Il a souffert, le Pantagruel. Dans nos Lagarde & Michard d’autrefois, on le qualifiait de « livre maladroit et naïf ». Et dans l’exemplaire de la Bibliothèque Royale conservé à la BNF, la page comportant la discussion pourquoi les moines ont-ils la couille si longue a simplement été arrachée.
Surtout, à partir du 17ème siècle, et jusque dans la récente édition Pléiade, on commet un acte de grande bêtise : on fait précéder Pantagruel par Gargantua, sous prétexte que l’histoire, Gargantua étant le père de Pantagruel, se passe avant.
Alors que ce qui est fascinant dans le Pantagruel, et le rend vertigineux, c’est le chemin vers une langue qui, peu à peu, quitte l’abstraction des voix pour apprendre à nommer le monde. Tout à la fin du Pantagruel, le narrateur, Alcofribas Nasier c’est l’anagramme de François Rabelais, grimpe dans la bouche de son propre personnage, le géant, et y découvre des villes, des paysans : la langue française désormais est inventée.

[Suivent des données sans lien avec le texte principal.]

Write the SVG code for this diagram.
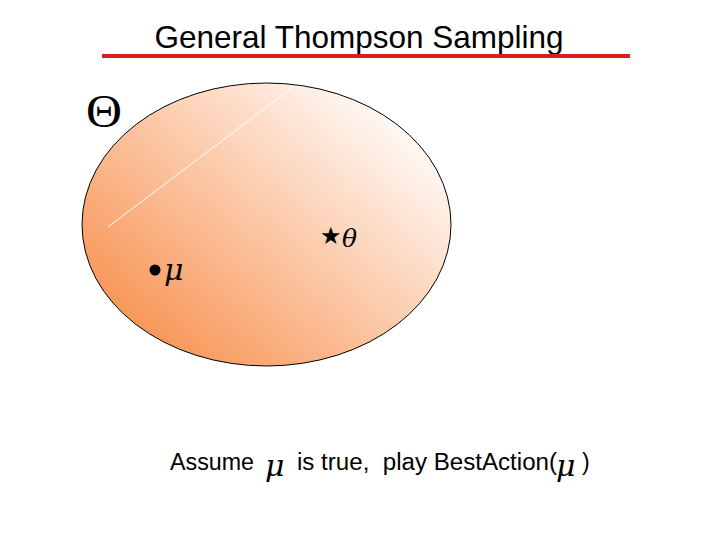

Et c’est toutes les étapes de cette naissance qui nous rendent ce livre fascinant : le non-sens, le à ceste heure parles-tu naturellement adressé à l’étudiant limousin, les langues inventées de Panurge (vous vous dites ne pas comprendre le français de Rabelais ? – mais il est construit spécialement pour interroger le fait que la langue ne se comprend pas...), le procès de langue en délire de Baisecul contre Humevesne, et toute sa charge subversive contre les abus de pouvoirs de la royauté, etc, etc...).
Et puis Rabelais s’emmêle : il y a 2 chapitres IX, il y a ces chapitres qui se répètent, parce qu’on décalque une figure chez l’italien Merlin Coccaïe, et qu’on la réécrit avec ses armes ensuite. C’est l’archéologie de son invention qu’il nous permet. Si Pantagruel reçoit la célèbre lettre de son père, lui indiquant tout son programme d’étude (Ie voy les brigans, les bourreaux, les avanturiers, les palefreniers de maintenant plus doctes que les docteurs et prescheurs de mon temps...) une fois qu’il les a bouclées, et alors qu’il témoignera aussitôt, au chapitre suivant, quand Panurge lui parle latin, n’en avoir rien suivi, c’est bien délibéré...
C'est pour assister encore de plus près à cette naissance, et de Rabelais, et de la langue, que nous proposons le Pantagruel d’après l’édition princeps de 1532, avec entre crochets [les ajouts de] l’édition de 1533. Ponctuation et graphies originales respectées, u et v distingués.